### PROBLEM REQUIREMENTS
Quote every line as written. Omit pictures.

### INFORMATION SUPPLIED
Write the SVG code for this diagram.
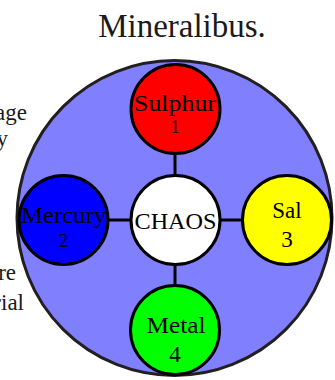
<svg xmlns="http://www.w3.org/2000/svg" width="335" height="380" viewBox="0 0 335 380">
<style>
text{font-family:"Liberation Serif","Times New Roman",serif;fill:#1a1a1a}
.t{font-size:33px;text-anchor:middle}
.side{font-size:23px;text-anchor:end}
.lbl{font-size:23px;text-anchor:middle;fill:#000}
.node{stroke:#000;stroke-width:3}
.edge{stroke:#000;stroke-width:3;fill:none}
</style>
<rect width="335" height="380" fill="#fff"/>
<text class="t" x="182" y="37">Mineralibus.</text>
<g id="side-text">
<text class="side" x="27" y="120">age</text>
<text class="side" x="8" y="146">y</text>
<text class="side" x="16" y="280">re</text>
<text class="side" x="24" y="310">rial</text>
</g>
<g id="frame"><circle cx="174.5" cy="218" r="157.5" fill="#8080ff" stroke="#231f20" stroke-width="3"/></g>
<g id="connectors">
<line class="edge" x1="175" y1="108" x2="175" y2="330"/>
<line class="edge" x1="63.5" y1="220" x2="287" y2="220"/>
</g>
<g id="chaos"><circle class="node" cx="175.5" cy="220" r="44.5" fill="#fff"/><text class="lbl" x="175.5" y="229" textLength="82" lengthAdjust="spacingAndGlyphs">CHAOS</text></g>
<g id="sulphur"><circle class="node" cx="175.5" cy="109" r="44.5" fill="#f00"/><text class="lbl" x="175" y="111" textLength="82" lengthAdjust="spacingAndGlyphs">Sulphur</text><text class="lbl" x="175" y="133" style="font-size:18px">1</text></g>
<g id="mercury"><circle class="node" cx="63.5" cy="220" r="44.5" fill="#00f"/><text class="lbl" x="63.5" y="223" textLength="85" lengthAdjust="spacingAndGlyphs">Mercury</text><text class="lbl" x="63.5" y="247" style="font-size:18px">2</text></g>
<g id="sal"><circle class="node" cx="287" cy="220" r="44.5" fill="#ff0"/><text class="lbl" x="287" y="218">Sal</text><text class="lbl" x="287" y="247">3</text></g>
<g id="metal"><circle class="node" cx="175" cy="330" r="44.5" fill="#0f0"/><text class="lbl" x="176" y="333" textLength="59" lengthAdjust="spacingAndGlyphs">Metal</text><text class="lbl" x="175" y="362">4</text></g>
</svg>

### CORRECT RESPONSE
Write the SVG code for this diagram.
<svg xmlns="http://www.w3.org/2000/svg" width="335" height="380" viewBox="0 0 335 380">
<style>
text{font-family:"Liberation Serif","Times New Roman",serif;fill:#1a1a1a}
.t{font-size:33px;text-anchor:middle}
.side{font-size:23px;text-anchor:end}
.lbl{font-size:23px;text-anchor:middle;fill:#000}
.node{stroke:#000;stroke-width:3}
.edge{stroke:#000;stroke-width:3;fill:none}
</style>
<rect width="335" height="380" fill="#fff"/>
<text class="t" x="182" y="37">Mineralibus.</text>
<g id="side-text">
<text class="side" x="27" y="120">age</text>
<text class="side" x="8" y="146">y</text>
<text class="side" x="16" y="280">re</text>
<text class="side" x="24" y="310">rial</text>
</g>
<g id="frame"><circle cx="174.5" cy="218" r="157.5" fill="#8080ff" stroke="#231f20" stroke-width="3"/></g>
<g id="connectors">
<line class="edge" x1="175" y1="108" x2="175" y2="330"/>
<line class="edge" x1="63.5" y1="220" x2="287" y2="220"/>
</g>
<g id="chaos"><circle class="node" cx="175.5" cy="220" r="44.5" fill="#fff"/><text class="lbl" x="175.5" y="229" textLength="82" lengthAdjust="spacingAndGlyphs">CHAOS</text></g>
<g id="sulphur"><circle class="node" cx="175.5" cy="109" r="44.5" fill="#f00"/><text class="lbl" x="175" y="111" textLength="82" lengthAdjust="spacingAndGlyphs">Sulphur</text><text class="lbl" x="175" y="133" style="font-size:18px">1</text></g>
<g id="mercury"><circle class="node" cx="63.5" cy="220" r="44.5" fill="#00f"/><text class="lbl" x="63.5" y="223" textLength="85" lengthAdjust="spacingAndGlyphs">Mercury</text><text class="lbl" x="63.5" y="247" style="font-size:18px">2</text></g>
<g id="sal"><circle class="node" cx="287" cy="220" r="44.5" fill="#ff0"/><text class="lbl" x="287" y="218">Sal</text><text class="lbl" x="287" y="247">3</text></g>
<g id="metal"><circle class="node" cx="175" cy="330" r="44.5" fill="#0f0"/><text class="lbl" x="176" y="333" textLength="59" lengthAdjust="spacingAndGlyphs">Metal</text><text class="lbl" x="175" y="362">4</text></g>
</svg>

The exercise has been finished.